Senate Minority Leader Aquilino “Koko” Pimentel III on Sunday flagged P544 billion in lump-sum appropriations lodged under the Department of Public Works and Highway (DPWH)’s proposed budget for 2023, which he warned can be a source of “pork barrel” funds.
“What I fear the most is it could be a rich source of pork barrel funds. That is why DPWH should disaggregate them and publicize the details immediately,” Pimentel stressed.
The Supreme Court declared in 2014 that pork barrel funds—government funds for projects designed to please voters or legislators and win votes—are unconstitutional.
Stressing this is no small amount, Pimentel noted that the P544 billion lump-sum funds are equivalent to 75 percent of the total appropriation of the DPWH for next year.
Under the proposed P5.268 trillion National Expenditures Program (NEP), DPWH has a P718.4 billion budget for next year.
“In the spirit of transparency, I call on the DPWH to provide the details of this huge allocation, down to the last centavo, so the Senate and the public will be able to scrutinize it,” said Pimentel.
“Every peso in the budget should be disaggregated. Hiding billions in lump sums is an old tune.
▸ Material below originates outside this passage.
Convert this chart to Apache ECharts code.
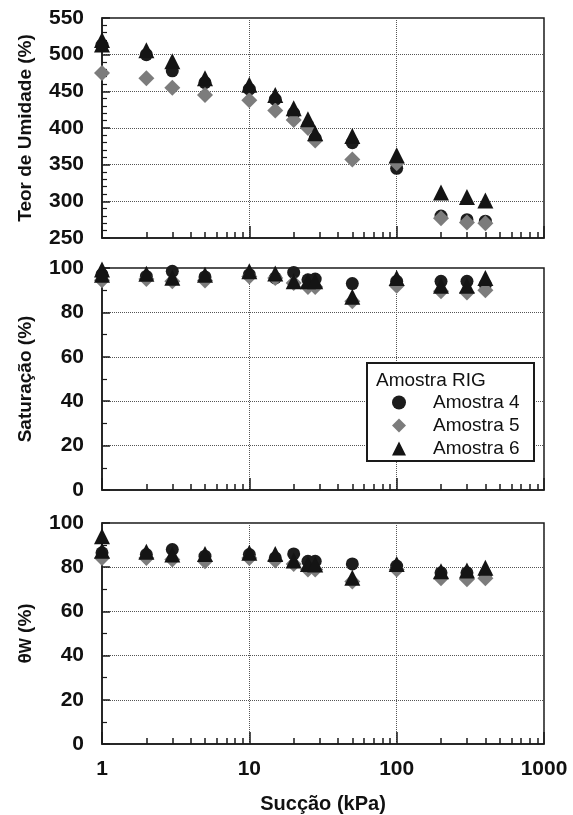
<!DOCTYPE html>
<html>
<head>
<meta charset="utf-8">
<script src="https://cdn.jsdelivr.net/npm/echarts@6/dist/echarts.min.js"></script>
<style>
html,body{margin:0;padding:0;background:#fff;}
#chart{width:573px;height:815px;}
</style>
</head>
<body>
<div id="chart"></div>
<script>
// ---- data ----
const suction = [1, 2, 3, 5, 10, 15, 20, 25, 28, 50, 100, 200, 300, 400];
const suction6 = [1, 1, 2, 3, 5, 10, 15, 20, 25, 28, 50, 100, 200, 300, 400];

const teorA4 = [513, 500, 478, 462, 453, 439, 420, 403, 386, 380, 345, 280, 275, 273];
const teorA5 = [475, 468, 455, 445, 438, 424, 411, 400, 383, 357, 352, 277, 271, 270];
const teorA6 = [520, 514, 506, 491, 468, 459, 445, 427, 412, 393, 389, 363, 312, 306, 301];

const satA4 = [97, 96.2, 98.5, 96, 97, 95.5, 98, 94.7, 95, 93, 94, 94, 94, 92.5];
const satA5 = [94.5, 95, 94, 94.4, 96.2, 95.5, 93.2, 91.4, 91.4, 85, 92, 89.5, 89, 90];
const satA6 = [99.3, 97, 97.4, 95.6, 97, 98.5, 97.5, 94, 94, 94, 87, 95.5, 92, 92, 95.5];

const thetaA4 = [86.5, 85.7, 88, 85, 85.7, 84.2, 86, 82.7, 82.7, 81.5, 80.5, 77.5, 77.5, 76.5];
const thetaA5 = [84.2, 84.2, 83.5, 82.7, 84.2, 83, 81.5, 79, 79, 73.5, 79, 75, 74.5, 75];
const thetaA6 = [94, 87.5, 87, 85.7, 86, 86.5, 86, 83, 81.5, 81.2, 75.2, 81.5, 78.2, 78.5, 79.7];

const seriesNames = ['Amostra 4', 'Amostra 5', 'Amostra 6'];
const legendTitle = 'Amostra RIG';
const yTitles = ['Teor de Umidade (%)', 'Saturação (%)', '{t|θ}{s|W}{t| (%)}'];
const xTitle = 'Sucção (kPa)';
const minorX = [2,3,4,5,6,7,8,9,20,30,40,50,60,70,80,90,200,300,400,500,600,700,800,900];

// ---- build ----
const FONT = '"Liberation Sans", Arial, Helvetica, sans-serif';
const panels = [
  {a4: teorA4, a5: teorA5, a6: teorA6, min: 250, max: 550, interval: 50, minorSplit: 5},
  {a4: satA4, a5: satA5, a6: satA6, min: 0, max: 100, interval: 20, minorSplit: 2},
  {a4: thetaA4, a5: thetaA5, a6: thetaA6, min: 0, max: 100, interval: 20, minorSplit: 2}
];
const gridTops = [18, 268, 523];
const gridHeights = [220, 222, 222];

const grid = gridTops.map((t, i) => ({
  left: 102, right: 29, top: t, height: gridHeights[i],
  show: true, borderColor: '#1a1a1a', borderWidth: 1.5, backgroundColor: 'transparent'
}));

const splitLineStyle = {show: true, lineStyle: {type: 'dotted', color: '#555', width: 1}};

const xAxis = [];
for (let i = 0; i < 3; i++) {
  const last = i === 2;
  xAxis.push({
    type: 'log', logBase: 10, min: 1, max: 1000, gridIndex: i,
    axisLine: {show: true, lineStyle: {color: '#1a1a1a', width: 1.5}},
    axisTick: {show: true, inside: true, length: 12, lineStyle: {color: '#1a1a1a', width: 1.5}},
    axisLabel: {show: last, margin: 15, fontFamily: FONT, fontWeight: 'bold', fontSize: 21, color: '#111',
      formatter: v => String(Math.round(v))},
    splitLine: splitLineStyle,
    name: last ? xTitle : '', nameLocation: 'middle', nameGap: 50,
    nameTextStyle: {fontFamily: FONT, fontWeight: 'bold', fontSize: 20, color: '#111'}
  });
}
for (let i = 0; i < 3; i++) {
  xAxis.push({
    type: 'value', min: 0, max: 3, gridIndex: i, position: 'bottom',
    axisLine: {show: false},
    axisTick: {show: true, inside: true, length: 6, customValues: minorX.map(v => Math.log10(v)),
      lineStyle: {color: '#1a1a1a', width: 1.5}},
    axisLabel: {show: false},
    splitLine: {show: false}
  });
}

const richT = {fontFamily: FONT, fontWeight: 'bold', fontSize: 19, color: '#111'};
const yAxis = panels.map((p, i) => ({
  type: 'value', gridIndex: i, min: p.min, max: p.max, interval: p.interval,
  axisLine: {show: true, lineStyle: {color: '#1a1a1a', width: 1.5}},
  axisTick: {show: true, inside: true, length: 8, lineStyle: {color: '#1a1a1a', width: 1.5}},
  minorTick: {show: true, splitNumber: p.minorSplit, length: 5, lineStyle: {color: '#1a1a1a', width: 1.2}},
  axisLabel: {margin: 18, fontFamily: FONT, fontWeight: 'bold', fontSize: 21, color: '#111'},
  splitLine: splitLineStyle,
  name: yTitles[i], nameLocation: 'middle', nameRotate: 90, nameGap: 67,
  nameTextStyle: {fontFamily: FONT, fontWeight: 'bold', fontSize: 19, color: '#111',
    rich: {t: richT,
           s: {fontFamily: FONT, fontWeight: 'bold', fontSize: 16, color: '#111', verticalAlign: 'bottom'}}}
}));

const styles = [
  {symbol: 'circle', size: 13, color: '#1c1c1c'},
  {symbol: 'diamond', size: 16, color: '#7c7c7c'},
  {symbol: 'triangle', size: 16, color: '#141414'}
];

const series = [];
panels.forEach((p, i) => {
  const vals = [p.a4, p.a5, p.a6];
  vals.forEach((v, s) => {
    const xs = s === 2 ? suction6 : suction;
    series.push({
      type: 'scatter', name: seriesNames[s], xAxisIndex: i, yAxisIndex: i,
      symbol: styles[s].symbol, symbolSize: styles[s].size,
      itemStyle: {color: styles[s].color, opacity: 1},
      data: xs.map((x, k) => [x, v[k]]),
      z: 2 + s
    });
  });
});

const chart = echarts.init(document.getElementById('chart'), null, {renderer: 'canvas'});
chart.setOption({
  animation: false,
  backgroundColor: '#fff',
  grid, xAxis, yAxis, series,
  legend: {
    data: seriesNames.map(n => ({name: n})),
    orient: 'vertical', left: 392, top: 393, padding: 0, itemGap: 4,
    itemWidth: 14, itemHeight: 14, selectedMode: false, z: 10,
    textStyle: {fontFamily: FONT, fontSize: 19, color: '#111', padding: [0, 0, 0, 22]}
  },
  graphic: [
    {type: 'rect', z: 8, shape: {x: 367, y: 363, width: 167, height: 98},
     style: {fill: '#fff', stroke: '#1a1a1a', lineWidth: 2}},
    {type: 'text', z: 9, x: 376, y: 381,
     style: {text: legendTitle, font: '19px ' + FONT, fill: '#111', textVerticalAlign: 'middle'}}
  ]
});
</script>
</body>
</html>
Let’s shun this practice,” Pimentel said.
“Lump-sum amounts are prone to abuse and discretion.”
If Congress allows lump-sum appropriations in the budget, Pimentel warned this is tantamount to giving the executive a blanket authority to spend, in the case of DPWH, P544 billion at its own discretion.
The Senate chief fiscalizer and current chairman of the PDP-Laban noted that lump-sum funds are mostly lodged under the agency’s central office.
Of the lump-sum appropriation, he said P213.95 billion are for convergence and special support programs, which includes P104.82 billion for SIPAG or Sustainable Infrastructure Projects Alleviating Gap and P52.45 billion for BIP or Basic Infrastructure Program.
Pimentel emphasized that both programs—SIPAG and BIP—seem to serve duplicative functions and have purposes beyond the implementation of a national infrastructure program.
Of the P544 billion, P10.89 billion will go for widening of primary roads, P11.46 billion for secondary roads, and P6.52 billion for tertiary roads.
Pimentel also said the lump-sum funds include P86.18 billion for asset preservation program or road rehabilitation, reconstruction and upgrading.
Of these funds, P9.19 billion will go for preventive maintenance of primary roads, P12.44 billion for secondary roads, and P9.51 billio for maintenance of tertiary roads.
He also cited around P113.09 billion for network development program; P21.09 billion for bridge program; and P109 billion for flood management program.
“To what district or barangay would these billions of allocations go?”
Pimentel asked, noting they seem to violate the principle of transparency.